I never heard of an A3050, the A3010/3020 being the last to use that series numbering. A305, certainly, especially if you are using Arthur!
All the way up to 11!
The big question is, is BofH a Kingdom of Loathing player or is he aware of that funky posse, Spinal Tap?
Does a working
Apple IIe make me anything? :P
Never was interested in Arch. Now NeXTstep, there was an OS.
Whatever happened to that exactly?
All the way up to 11
ben edwards: I'm betting that it's a Spinal Tap reference. Simon is old enough to know.
And for the SGI Irix workstation users out there reading the Reg (all 3 of them), open a shell and run:
@Anthony - OS X is the direct descendent of NeXT Step :)
Part of Steve Jobs return to Apple was Apple's purchase of NeXT.
NeXT Step made many contributions to the core foundation of OS X, which still uses the Mach O kernel.
Really, the BoFH should be clearer on the distinction between the older MacOS and OS X. As several folks of appropriate lineage have already observed, OS X is a true, formidable, and respectable *nix.
(With the completion of its full POSIX support, it is now even officially recognized as a true, fully-Unix OS.)
Wikipedia has a cursory discussion:
For more detail, while not completely up to date, there's an excellent discussion of it by Amit Singh on kernelthread.com at:
http://www.kernelthread.com/mac/osx/history.html , with a broader overview at
That's funny, that is. Ling you berr!
funny how the RISCpc OS way back then looks like ubuntu now........

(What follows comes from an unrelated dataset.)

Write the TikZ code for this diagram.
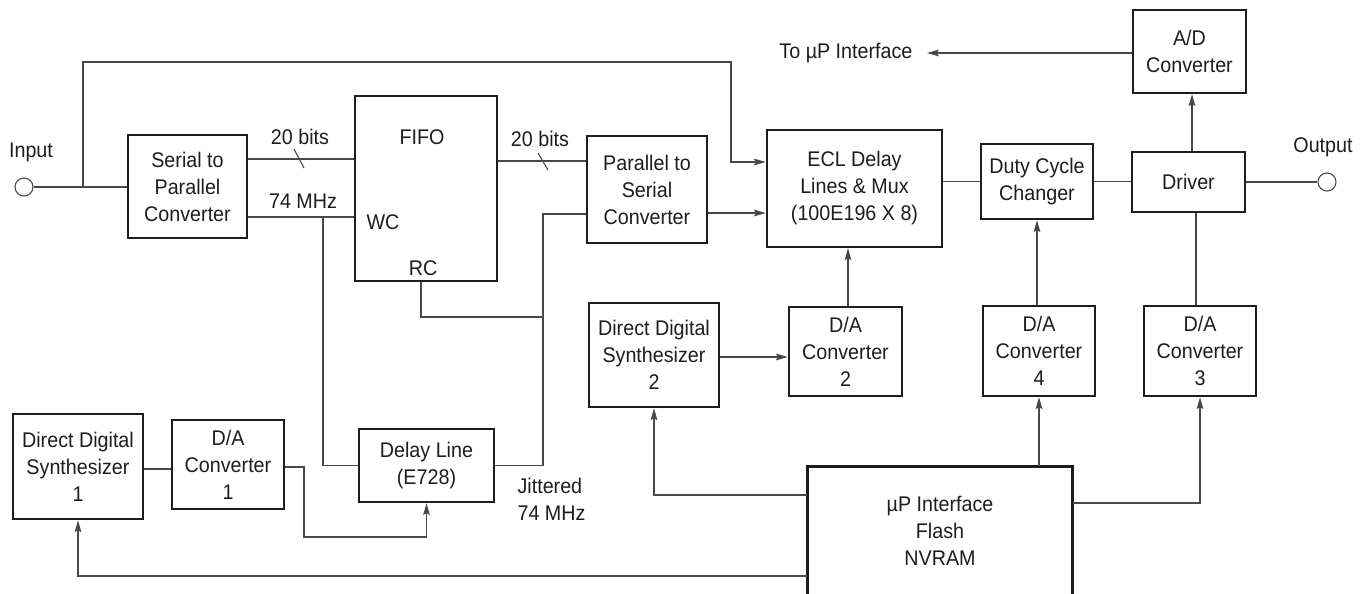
\documentclass[tikz,border=0pt]{standalone}
\usepackage{fontspec}
\setmainfont{Liberation Sans}[FakeStretch=0.93]
\usetikzlibrary{arrows.meta,calc,positioning}
\definecolor{fg}{RGB}{30,28,29}
\definecolor{wr}{RGB}{72,72,72}
\tikzset{
  every picture/.style={fg, line width=0.55pt,
    >={Stealth[length=6pt,width=3.4pt,inset=1.2pt]}},
  every node/.style={font=\fontsize{10.6}{13.5}\selectfont, inner sep=0pt},
  % Bloecke
  blk/.style 2 args={draw=fg, line width=1.25pt, align=center,
    minimum width=#1*0.5pt, minimum height=#2*0.5pt},
  % Leitungen
  wire/.style={wr, line width=0.55pt},
  port/.style={circle, draw=wr, line width=0.55pt, fill=white, minimum size=9pt},
}

\begin{document}
\begin{tikzpicture}[x=0.5pt, y=-0.5pt]
  \useasboundingbox (0,0) rectangle (1371,594);
  % Bloecke
  \node[blk={119}{103}] (sp) at (187.5,186.5) {Serial to\\Parallel\\Converter};
  \node[blk={142}{185}] (fifo) at (426,188.5) {};
  \node[blk={120}{107}] (ps) at (647,189.5) {Parallel to\\Serial\\Converter};
  \node[blk={175}{117}] (ecl) at (854.5,188.5) {ECL Delay\\Lines \& Mux\\(100E196 X 8)};
  \node[blk={112}{75}] (duty) at (1037,181.5) {Duty Cycle\\Changer};
  \node[blk={113}{60}] (drv) at (1188.5,182) {Driver};
  \node[blk={113}{83}] (adc) at (1189.5,51.5) {A/D\\Converter};
  \node[blk={130}{104}] (dds2) at (654,355) {Direct Digital\\Synthesizer\\2};
  \node[blk={113}{89}] (da2) at (845.5,351.5) {D/A\\Converter\\2};
  \node[blk={112}{90}] (da4) at (1039,351) {D/A\\Converter\\4};
  \node[blk={112}{90}] (da3) at (1200,351) {D/A\\Converter\\3};
  \node[blk={130}{105}] (dds1) at (78,466.5) {Direct Digital\\Synthesizer\\1};
  \node[blk={112}{89}] (da1) at (228,464.5) {D/A\\Converter\\1};
  \node[blk={135}{73}] (dly) at (426.5,465.5) {Delay Line\\(E728)};
  % uP-Block, unten offen
  \node[align=center, minimum width=132pt, minimum height=64pt] (up) at (940,531) {µP Interface\\Flash\\NVRAM};
  \draw[line width=1.25pt] ($(up.south west)+(0,20)$) -- (up.north west) -- (up.north east) -- ($(up.south east)+(0,20)$);
  % Anschluesse
  \node[port] (inp) at (24,187) {};
  \node[port] (outp) at (1327,182) {};
  % Beschriftung
  \node (inlbl) at (31,152) {Input};
  \node (outlbl) at (1323,147) {Output};
  \node (fifolbl) at (422,137) {FIFO};
  \node[anchor=west] (wc) at (366,222) {WC};
  \node (rc) at (423,268) {RC};
  \node (bits1) at (300,137) {20 bits};
  \node (bits2) at (540,139) {20 bits};
  \node (clk) at (303,201) {74 MHz};
  \node[align=left, anchor=west] (jit) at (517,499.5) {Jittered\\74 MHz};
  \node[anchor=east, inner xsep=7pt] (tomp) at (927,53) {To µP Interface};
  % Verbindungen
  \coordinate (j1) at (83,187);
  \coordinate (j2) at (323,217);
  \coordinate (cj) at (543,214);
  \draw[wire] (inp) -- (sp.west |- inp);
  \draw[wire, ->] (j1) |- (731,62) |- ($(ecl.west)+(0,-26.5)$);
  \draw[wire] (sp.east |- 0,159) -- (fifo.west |- 0,159);
  \draw[wire] (299,159) +(-5,-10) -- +(5,9);
  \draw[wire] (sp.east |- 0,217) -- (fifo.west |- 0,217);
  \draw[wire] (j2) |- (dly.west);
  \draw[wire] (fifo.east |- 0,161) -- (ps.west |- 0,161);
  \draw[wire] (543,161) +(-5,-8) -- +(5,9);
  \draw[wire] (fifo.south -| 421,0) |- (cj |- 0,317);
  \draw[wire] (dly.east) -| (cj) -- (cj -| ps.west);
  \draw[wire, ->] (ps.east |- 0,213) -- (ecl.west |- 0,213);
  \draw[wire] (ecl.east |- duty.west) -- (duty.west);
  \draw[wire] (duty.east) -- (drv.west |- duty.east);
  \draw[wire] (drv.east) -- (outp);
  \draw[wire, ->] (drv.north -| 1192,0) -- (adc.south -| 1192,0);
  \draw[wire, ->] (adc.west |- tomp.east) -- (tomp.east);
  \draw[wire, ->] (da2.north -| 848,0) -- (ecl.south -| 848,0);
  \draw[wire, ->] (da4.north -| 1037,0) -- (duty.south -| 1037,0);
  \draw[wire] (da3.north -| 1196,0) -- (drv.south -| 1196,0);
  \draw[wire, ->] (dds2.east |- 0,357) -- (da2.west |- 0,357);
  \draw[wire, ->] (up.west |- 0,495) -| (dds2.south);
  \draw[wire, ->] (up.north -| da4.south) -- (da4.south);
  \draw[wire, ->] (up.east |- 0,503) -| (da3.south);
  \draw[wire, ->] (up.west |- 0,576) -| (dds1.south);
  \draw[wire] (dds1.east |- 0,469) -- (da1.west |- 0,469);
  \draw[wire, ->] (da1.east |- 0,467) -| (304,537) -| (dly.south);
\end{tikzpicture}
\end{document}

funny how the x86 card could run win95 & win98 back then
funny you can emulate RISCpc OS on XP now
funny I tried RISCpc emulation just to remind myself back then
funny I will never see those 30 mins again now
Instructions given by Steve Medway did not work, unfortunatly. Holding Shift and Delete while turning on the power did! NVRAM must have been well and truly corrupt.
Desktop restored. Now all I need to do is find the application disk, and work out what I want to do with it.